Your task is to retype, word for word, the lines from the start of the data through the line holding "2.94,3.59,3.70,2.26,1.38,0.67,0,0,0,0,0,0];". Do not include the pictures.

*** DATA SEGMENT

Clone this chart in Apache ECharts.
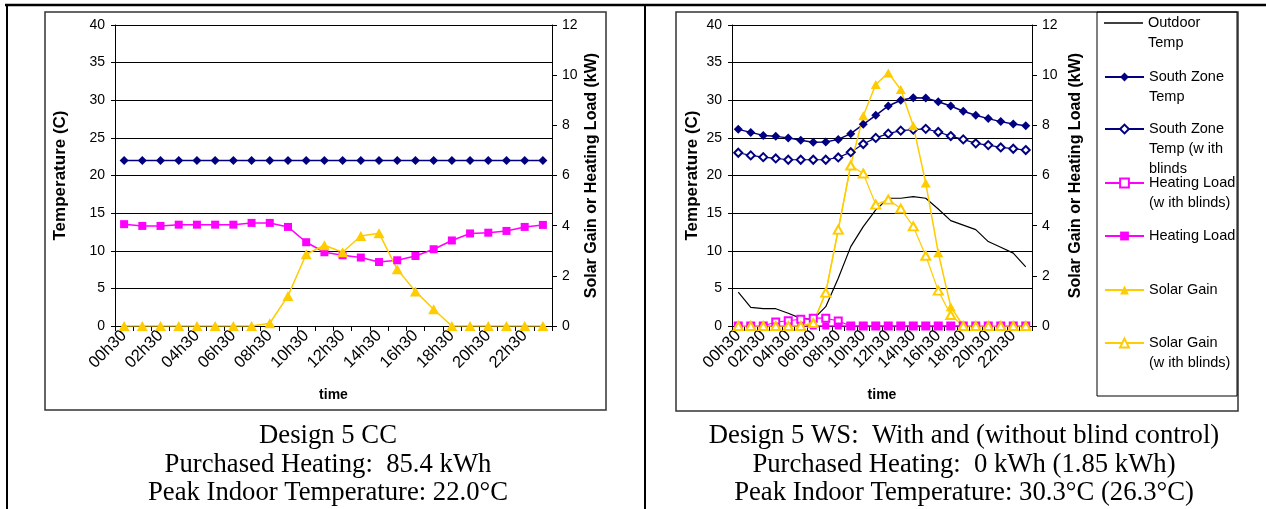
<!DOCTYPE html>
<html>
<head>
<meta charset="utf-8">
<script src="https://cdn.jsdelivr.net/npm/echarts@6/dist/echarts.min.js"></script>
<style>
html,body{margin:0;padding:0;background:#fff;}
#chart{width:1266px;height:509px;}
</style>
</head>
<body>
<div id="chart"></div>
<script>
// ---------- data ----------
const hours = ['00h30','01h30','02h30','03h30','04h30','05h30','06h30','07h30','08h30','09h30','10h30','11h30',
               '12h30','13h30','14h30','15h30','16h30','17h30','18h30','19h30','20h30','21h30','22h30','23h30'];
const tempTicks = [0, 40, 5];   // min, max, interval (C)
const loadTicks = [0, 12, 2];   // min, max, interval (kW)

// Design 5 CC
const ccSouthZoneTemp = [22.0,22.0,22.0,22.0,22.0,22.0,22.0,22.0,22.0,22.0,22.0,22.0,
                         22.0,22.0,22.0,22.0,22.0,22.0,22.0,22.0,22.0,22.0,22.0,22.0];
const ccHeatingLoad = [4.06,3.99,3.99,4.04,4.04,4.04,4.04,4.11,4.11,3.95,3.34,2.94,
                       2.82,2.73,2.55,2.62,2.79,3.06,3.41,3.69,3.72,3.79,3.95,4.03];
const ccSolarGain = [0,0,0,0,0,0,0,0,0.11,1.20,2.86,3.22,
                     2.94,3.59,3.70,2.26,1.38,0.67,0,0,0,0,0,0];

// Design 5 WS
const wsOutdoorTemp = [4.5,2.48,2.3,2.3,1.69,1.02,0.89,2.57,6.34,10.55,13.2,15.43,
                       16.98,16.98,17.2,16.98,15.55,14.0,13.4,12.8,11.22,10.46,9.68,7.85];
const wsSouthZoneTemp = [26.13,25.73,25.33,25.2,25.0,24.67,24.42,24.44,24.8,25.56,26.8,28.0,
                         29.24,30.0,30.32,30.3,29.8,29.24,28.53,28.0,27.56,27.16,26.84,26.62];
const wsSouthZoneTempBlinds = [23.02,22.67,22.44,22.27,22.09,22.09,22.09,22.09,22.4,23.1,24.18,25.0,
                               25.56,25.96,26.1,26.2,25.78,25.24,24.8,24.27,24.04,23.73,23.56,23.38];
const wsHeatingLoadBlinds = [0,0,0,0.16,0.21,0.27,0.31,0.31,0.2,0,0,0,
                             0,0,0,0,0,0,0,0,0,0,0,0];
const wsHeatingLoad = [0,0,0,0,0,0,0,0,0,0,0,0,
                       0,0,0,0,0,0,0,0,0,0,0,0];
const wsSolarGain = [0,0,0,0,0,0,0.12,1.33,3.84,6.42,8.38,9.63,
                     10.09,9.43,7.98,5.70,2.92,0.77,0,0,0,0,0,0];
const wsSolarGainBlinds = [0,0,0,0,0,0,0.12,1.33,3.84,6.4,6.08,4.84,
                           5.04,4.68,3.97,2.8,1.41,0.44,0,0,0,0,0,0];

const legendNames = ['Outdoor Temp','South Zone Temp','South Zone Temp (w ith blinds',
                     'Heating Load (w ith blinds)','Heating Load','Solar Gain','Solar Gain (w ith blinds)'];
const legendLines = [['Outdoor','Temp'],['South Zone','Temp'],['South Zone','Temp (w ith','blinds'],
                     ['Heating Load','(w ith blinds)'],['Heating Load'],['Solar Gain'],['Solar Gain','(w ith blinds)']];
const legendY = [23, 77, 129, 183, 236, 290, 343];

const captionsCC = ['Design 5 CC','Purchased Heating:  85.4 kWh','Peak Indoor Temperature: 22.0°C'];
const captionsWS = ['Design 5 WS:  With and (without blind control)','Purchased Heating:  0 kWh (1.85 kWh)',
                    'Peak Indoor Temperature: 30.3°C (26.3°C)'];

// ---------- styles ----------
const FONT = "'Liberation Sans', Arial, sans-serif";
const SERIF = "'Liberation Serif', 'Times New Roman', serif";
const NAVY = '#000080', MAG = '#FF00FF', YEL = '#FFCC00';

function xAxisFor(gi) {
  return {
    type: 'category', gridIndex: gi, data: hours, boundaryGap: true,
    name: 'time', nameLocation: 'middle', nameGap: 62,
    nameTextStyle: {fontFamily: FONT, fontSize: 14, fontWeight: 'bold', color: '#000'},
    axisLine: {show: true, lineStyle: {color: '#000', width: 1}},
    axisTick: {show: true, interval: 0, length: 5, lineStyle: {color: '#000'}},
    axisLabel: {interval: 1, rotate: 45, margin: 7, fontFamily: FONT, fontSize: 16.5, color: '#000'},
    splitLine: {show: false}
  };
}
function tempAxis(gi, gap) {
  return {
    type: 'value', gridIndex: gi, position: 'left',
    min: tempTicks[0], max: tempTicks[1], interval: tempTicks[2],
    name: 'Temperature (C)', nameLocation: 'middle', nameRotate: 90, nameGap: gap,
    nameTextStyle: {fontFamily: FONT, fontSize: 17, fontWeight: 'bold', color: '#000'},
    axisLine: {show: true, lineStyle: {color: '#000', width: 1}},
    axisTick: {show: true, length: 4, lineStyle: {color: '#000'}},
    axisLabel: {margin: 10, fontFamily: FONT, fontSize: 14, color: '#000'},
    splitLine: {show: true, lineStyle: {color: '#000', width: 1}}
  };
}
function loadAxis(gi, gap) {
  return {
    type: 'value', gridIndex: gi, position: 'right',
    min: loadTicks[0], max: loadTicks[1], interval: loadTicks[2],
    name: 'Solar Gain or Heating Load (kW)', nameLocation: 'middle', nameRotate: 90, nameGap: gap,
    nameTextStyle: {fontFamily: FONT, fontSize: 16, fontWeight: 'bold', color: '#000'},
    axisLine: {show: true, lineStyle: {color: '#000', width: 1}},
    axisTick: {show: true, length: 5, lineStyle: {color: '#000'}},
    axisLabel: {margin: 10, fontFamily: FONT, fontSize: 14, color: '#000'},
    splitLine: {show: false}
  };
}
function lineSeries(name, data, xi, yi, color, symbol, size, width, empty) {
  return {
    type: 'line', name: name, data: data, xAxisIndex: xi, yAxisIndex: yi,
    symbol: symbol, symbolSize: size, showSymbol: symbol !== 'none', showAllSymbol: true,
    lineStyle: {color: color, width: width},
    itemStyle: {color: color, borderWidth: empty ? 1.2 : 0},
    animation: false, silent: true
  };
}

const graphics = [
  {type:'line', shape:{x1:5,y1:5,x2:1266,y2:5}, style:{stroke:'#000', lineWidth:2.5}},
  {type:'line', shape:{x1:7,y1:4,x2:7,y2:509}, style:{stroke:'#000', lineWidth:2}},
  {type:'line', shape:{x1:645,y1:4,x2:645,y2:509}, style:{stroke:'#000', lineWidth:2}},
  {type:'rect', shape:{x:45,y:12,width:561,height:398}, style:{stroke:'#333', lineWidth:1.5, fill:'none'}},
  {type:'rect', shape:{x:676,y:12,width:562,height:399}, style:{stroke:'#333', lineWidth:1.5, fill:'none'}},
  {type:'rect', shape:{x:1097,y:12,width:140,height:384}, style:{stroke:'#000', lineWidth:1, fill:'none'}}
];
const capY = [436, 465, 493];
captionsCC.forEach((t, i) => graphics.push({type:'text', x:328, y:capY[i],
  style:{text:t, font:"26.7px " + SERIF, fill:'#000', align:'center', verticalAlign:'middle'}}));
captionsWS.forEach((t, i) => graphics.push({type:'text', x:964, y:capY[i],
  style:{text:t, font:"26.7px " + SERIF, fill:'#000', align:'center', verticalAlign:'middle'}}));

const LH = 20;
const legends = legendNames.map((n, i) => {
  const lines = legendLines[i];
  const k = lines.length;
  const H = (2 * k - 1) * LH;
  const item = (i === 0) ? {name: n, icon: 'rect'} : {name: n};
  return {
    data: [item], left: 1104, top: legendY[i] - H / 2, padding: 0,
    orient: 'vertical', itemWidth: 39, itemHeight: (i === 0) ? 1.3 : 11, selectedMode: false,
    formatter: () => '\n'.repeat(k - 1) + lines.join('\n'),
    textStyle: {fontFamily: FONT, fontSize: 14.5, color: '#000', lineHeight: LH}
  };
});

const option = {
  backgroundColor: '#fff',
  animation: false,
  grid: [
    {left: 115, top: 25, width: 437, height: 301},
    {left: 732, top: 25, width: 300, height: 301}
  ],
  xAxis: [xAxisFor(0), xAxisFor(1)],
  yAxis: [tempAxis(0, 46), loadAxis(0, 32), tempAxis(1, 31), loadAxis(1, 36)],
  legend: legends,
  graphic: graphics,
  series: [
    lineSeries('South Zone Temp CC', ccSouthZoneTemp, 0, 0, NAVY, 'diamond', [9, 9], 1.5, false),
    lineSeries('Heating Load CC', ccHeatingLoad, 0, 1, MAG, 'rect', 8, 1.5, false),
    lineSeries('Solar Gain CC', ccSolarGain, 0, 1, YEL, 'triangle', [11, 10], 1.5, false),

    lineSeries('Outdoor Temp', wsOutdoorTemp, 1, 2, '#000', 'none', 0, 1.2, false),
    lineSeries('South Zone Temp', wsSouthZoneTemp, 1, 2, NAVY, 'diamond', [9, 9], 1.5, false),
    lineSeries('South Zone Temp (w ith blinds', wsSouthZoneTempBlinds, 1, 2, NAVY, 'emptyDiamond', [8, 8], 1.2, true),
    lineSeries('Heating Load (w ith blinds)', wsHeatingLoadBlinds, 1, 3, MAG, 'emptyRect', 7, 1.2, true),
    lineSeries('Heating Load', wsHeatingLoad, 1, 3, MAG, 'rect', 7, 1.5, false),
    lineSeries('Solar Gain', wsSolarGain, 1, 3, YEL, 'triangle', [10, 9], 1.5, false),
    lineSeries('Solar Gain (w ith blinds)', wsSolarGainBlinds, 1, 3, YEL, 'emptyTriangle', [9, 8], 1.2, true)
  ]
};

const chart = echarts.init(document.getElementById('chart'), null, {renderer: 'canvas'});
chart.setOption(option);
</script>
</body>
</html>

******

* [ANSWER TO THIS TASK]:
Clone this chart in Apache ECharts.
<!DOCTYPE html>
<html>
<head>
<meta charset="utf-8">
<script src="https://cdn.jsdelivr.net/npm/echarts@6/dist/echarts.min.js"></script>
<style>
html,body{margin:0;padding:0;background:#fff;}
#chart{width:1266px;height:509px;}
</style>
</head>
<body>
<div id="chart"></div>
<script>
// ---------- data ----------
const hours = ['00h30','01h30','02h30','03h30','04h30','05h30','06h30','07h30','08h30','09h30','10h30','11h30',
               '12h30','13h30','14h30','15h30','16h30','17h30','18h30','19h30','20h30','21h30','22h30','23h30'];
const tempTicks = [0, 40, 5];   // min, max, interval (C)
const loadTicks = [0, 12, 2];   // min, max, interval (kW)

// Design 5 CC
const ccSouthZoneTemp = [22.0,22.0,22.0,22.0,22.0,22.0,22.0,22.0,22.0,22.0,22.0,22.0,
                         22.0,22.0,22.0,22.0,22.0,22.0,22.0,22.0,22.0,22.0,22.0,22.0];
const ccHeatingLoad = [4.06,3.99,3.99,4.04,4.04,4.04,4.04,4.11,4.11,3.95,3.34,2.94,
                       2.82,2.73,2.55,2.62,2.79,3.06,3.41,3.69,3.72,3.79,3.95,4.03];
const ccSolarGain = [0,0,0,0,0,0,0,0,0.11,1.20,2.86,3.22,
                     2.94,3.59,3.70,2.26,1.38,0.67,0,0,0,0,0,0];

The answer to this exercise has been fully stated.